# Records supplied start

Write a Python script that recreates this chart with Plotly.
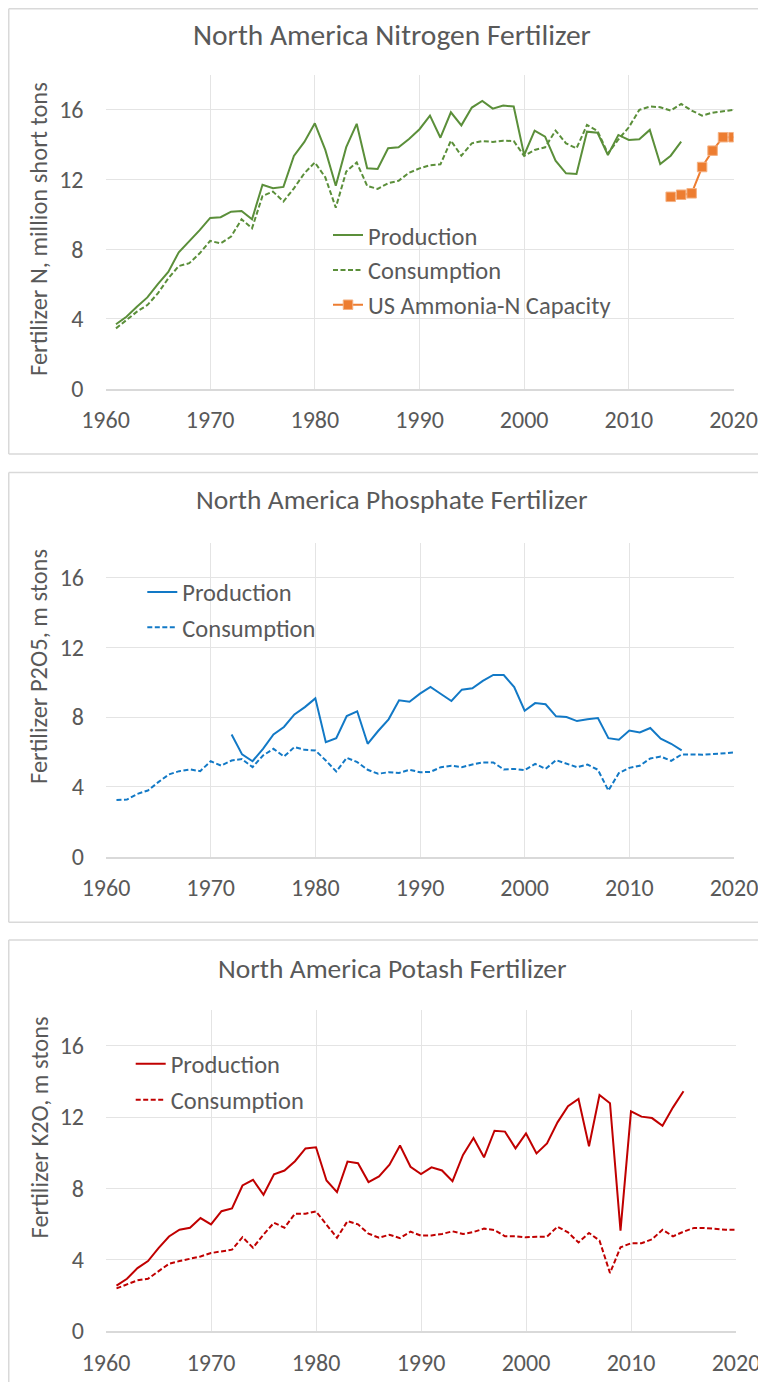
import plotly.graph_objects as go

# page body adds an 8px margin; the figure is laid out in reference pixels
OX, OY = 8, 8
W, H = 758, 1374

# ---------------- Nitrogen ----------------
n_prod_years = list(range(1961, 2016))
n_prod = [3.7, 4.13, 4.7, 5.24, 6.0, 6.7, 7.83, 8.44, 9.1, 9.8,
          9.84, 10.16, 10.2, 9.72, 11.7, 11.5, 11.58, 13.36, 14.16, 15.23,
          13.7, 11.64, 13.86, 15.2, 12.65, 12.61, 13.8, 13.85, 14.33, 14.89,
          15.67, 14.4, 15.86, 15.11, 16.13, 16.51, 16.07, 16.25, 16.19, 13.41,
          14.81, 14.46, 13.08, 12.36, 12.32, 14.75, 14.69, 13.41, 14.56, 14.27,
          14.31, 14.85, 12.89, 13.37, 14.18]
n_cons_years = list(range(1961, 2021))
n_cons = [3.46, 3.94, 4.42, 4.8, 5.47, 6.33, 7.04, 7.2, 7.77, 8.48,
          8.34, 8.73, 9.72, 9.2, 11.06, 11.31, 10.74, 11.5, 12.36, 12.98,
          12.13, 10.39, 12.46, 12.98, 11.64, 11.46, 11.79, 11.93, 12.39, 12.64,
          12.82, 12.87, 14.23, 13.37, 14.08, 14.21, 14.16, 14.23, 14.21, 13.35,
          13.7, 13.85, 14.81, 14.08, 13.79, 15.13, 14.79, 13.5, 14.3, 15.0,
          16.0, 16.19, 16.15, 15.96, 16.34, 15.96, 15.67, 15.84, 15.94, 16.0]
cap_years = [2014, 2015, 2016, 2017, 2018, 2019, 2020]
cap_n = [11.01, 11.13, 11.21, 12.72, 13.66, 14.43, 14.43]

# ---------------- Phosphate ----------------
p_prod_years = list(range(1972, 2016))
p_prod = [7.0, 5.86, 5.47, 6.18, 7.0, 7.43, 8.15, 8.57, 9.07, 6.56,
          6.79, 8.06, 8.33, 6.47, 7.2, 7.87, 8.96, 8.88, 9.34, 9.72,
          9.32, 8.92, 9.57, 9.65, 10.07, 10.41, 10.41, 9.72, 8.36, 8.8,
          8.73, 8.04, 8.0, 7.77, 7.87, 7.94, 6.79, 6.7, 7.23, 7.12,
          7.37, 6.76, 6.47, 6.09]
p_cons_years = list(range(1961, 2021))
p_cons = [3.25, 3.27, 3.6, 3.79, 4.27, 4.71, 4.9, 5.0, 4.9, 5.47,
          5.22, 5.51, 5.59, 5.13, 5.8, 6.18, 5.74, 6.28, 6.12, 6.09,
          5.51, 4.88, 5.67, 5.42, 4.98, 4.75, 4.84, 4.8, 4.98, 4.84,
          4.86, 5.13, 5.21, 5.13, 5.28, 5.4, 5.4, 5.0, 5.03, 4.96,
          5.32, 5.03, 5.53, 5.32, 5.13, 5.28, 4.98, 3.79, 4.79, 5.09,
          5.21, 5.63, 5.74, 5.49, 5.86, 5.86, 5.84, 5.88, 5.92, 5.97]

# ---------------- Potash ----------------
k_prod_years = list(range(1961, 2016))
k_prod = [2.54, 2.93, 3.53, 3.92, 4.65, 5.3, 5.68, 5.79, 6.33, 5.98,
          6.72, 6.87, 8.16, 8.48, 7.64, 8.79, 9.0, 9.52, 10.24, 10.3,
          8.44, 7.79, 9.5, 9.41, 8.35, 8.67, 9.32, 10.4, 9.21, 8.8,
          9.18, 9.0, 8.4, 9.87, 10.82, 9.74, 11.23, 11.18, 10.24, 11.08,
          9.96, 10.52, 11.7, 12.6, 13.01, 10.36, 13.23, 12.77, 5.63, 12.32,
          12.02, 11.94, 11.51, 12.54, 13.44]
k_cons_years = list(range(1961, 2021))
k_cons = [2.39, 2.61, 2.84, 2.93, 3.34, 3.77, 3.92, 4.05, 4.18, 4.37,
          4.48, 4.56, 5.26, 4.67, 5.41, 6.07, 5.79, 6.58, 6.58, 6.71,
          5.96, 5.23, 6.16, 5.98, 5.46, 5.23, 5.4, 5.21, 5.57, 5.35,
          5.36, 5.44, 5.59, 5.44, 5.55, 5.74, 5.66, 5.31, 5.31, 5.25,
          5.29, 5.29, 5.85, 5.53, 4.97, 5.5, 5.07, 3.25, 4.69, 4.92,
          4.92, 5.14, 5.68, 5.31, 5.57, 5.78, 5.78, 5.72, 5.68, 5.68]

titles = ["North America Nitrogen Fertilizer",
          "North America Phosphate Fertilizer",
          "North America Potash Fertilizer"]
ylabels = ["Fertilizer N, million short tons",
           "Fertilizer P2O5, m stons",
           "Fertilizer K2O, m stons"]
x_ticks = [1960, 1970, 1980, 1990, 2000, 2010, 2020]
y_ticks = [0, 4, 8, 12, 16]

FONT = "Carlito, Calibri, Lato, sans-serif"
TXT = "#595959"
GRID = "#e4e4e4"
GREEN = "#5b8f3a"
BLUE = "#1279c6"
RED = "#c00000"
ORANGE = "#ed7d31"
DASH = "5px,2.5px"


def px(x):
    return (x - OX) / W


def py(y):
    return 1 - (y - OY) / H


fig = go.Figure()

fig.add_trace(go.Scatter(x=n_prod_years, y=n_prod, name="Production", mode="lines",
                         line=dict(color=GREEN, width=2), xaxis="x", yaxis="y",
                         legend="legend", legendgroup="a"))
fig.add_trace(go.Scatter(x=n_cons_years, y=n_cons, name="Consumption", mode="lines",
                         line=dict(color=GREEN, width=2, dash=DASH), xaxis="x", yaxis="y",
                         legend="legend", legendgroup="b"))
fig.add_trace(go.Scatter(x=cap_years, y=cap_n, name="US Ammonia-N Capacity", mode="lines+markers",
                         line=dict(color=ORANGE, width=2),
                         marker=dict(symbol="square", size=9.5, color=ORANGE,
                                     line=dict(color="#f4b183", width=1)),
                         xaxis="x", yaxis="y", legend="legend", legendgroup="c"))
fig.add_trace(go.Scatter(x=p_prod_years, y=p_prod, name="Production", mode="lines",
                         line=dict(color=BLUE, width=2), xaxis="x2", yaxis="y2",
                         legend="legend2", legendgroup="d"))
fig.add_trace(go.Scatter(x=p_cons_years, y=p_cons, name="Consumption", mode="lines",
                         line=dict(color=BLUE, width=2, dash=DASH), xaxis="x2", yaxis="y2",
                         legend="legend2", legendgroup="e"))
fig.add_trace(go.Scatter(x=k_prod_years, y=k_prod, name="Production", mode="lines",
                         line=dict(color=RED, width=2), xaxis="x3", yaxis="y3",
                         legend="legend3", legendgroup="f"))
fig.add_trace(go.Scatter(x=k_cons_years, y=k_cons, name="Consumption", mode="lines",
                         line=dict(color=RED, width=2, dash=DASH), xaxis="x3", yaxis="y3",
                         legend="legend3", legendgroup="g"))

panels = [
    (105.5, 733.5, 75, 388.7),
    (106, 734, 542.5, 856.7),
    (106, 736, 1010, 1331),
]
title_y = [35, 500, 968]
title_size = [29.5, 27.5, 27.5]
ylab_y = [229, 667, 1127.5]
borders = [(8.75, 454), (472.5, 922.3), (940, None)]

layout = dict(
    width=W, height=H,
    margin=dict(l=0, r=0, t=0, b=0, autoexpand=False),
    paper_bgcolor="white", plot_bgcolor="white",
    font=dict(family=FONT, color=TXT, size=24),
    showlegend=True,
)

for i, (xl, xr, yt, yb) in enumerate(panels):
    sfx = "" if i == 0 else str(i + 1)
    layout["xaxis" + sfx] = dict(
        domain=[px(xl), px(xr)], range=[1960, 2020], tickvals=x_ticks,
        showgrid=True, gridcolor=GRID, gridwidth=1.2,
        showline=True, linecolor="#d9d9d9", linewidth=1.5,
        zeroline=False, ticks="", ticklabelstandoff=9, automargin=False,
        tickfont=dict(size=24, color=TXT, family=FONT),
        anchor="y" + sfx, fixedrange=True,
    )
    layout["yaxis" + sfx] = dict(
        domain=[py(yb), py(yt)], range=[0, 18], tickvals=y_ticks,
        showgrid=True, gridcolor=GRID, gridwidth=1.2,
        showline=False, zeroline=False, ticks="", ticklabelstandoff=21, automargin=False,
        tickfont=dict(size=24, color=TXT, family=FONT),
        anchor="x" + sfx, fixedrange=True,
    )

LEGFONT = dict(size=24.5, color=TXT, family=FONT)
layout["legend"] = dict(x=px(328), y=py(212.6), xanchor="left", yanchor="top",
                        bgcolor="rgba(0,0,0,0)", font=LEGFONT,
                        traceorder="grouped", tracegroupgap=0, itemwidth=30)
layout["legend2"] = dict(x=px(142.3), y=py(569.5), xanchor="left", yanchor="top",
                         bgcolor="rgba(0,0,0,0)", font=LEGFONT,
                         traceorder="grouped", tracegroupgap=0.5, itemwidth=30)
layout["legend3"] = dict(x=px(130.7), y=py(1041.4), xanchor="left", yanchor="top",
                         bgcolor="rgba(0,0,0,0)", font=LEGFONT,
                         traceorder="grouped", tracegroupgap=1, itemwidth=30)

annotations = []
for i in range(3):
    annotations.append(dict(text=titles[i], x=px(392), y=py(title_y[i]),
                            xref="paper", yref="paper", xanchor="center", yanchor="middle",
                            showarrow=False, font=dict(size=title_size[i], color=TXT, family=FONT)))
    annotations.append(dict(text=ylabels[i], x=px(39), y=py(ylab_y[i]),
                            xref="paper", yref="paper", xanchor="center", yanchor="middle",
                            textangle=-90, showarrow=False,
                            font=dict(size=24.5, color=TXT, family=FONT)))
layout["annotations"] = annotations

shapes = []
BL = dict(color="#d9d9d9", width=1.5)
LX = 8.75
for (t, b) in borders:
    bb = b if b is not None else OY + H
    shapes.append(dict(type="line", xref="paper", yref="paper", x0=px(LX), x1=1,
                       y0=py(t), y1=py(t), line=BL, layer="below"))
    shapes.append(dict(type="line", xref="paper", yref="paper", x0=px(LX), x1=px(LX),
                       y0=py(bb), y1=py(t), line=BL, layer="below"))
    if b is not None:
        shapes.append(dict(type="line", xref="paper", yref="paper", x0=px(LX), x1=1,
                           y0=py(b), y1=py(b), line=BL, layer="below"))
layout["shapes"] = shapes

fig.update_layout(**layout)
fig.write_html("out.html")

# Records supplied end
# Records supplied start

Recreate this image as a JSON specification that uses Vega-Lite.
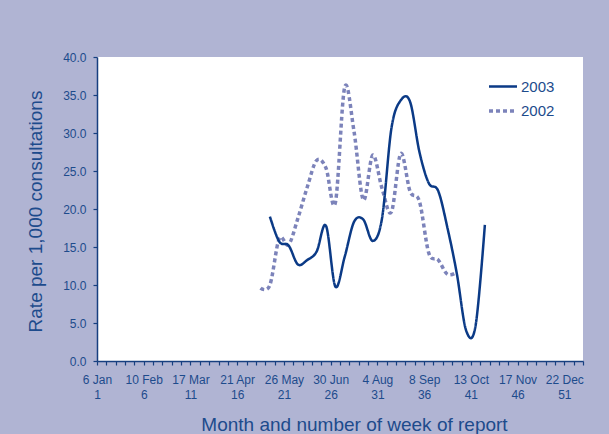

# Records supplied end

#### Short problem
With the pictures removed from your copy, retype the lines above from the one that contains "Write a Python" through the one that contains "W, H = 758, 1374", exactly.

#### Exercise answer
Write a Python script that recreates this chart with Plotly.
import plotly.graph_objects as go

# page body adds an 8px margin; the figure is laid out in reference pixels
OX, OY = 8, 8
W, H = 758, 1374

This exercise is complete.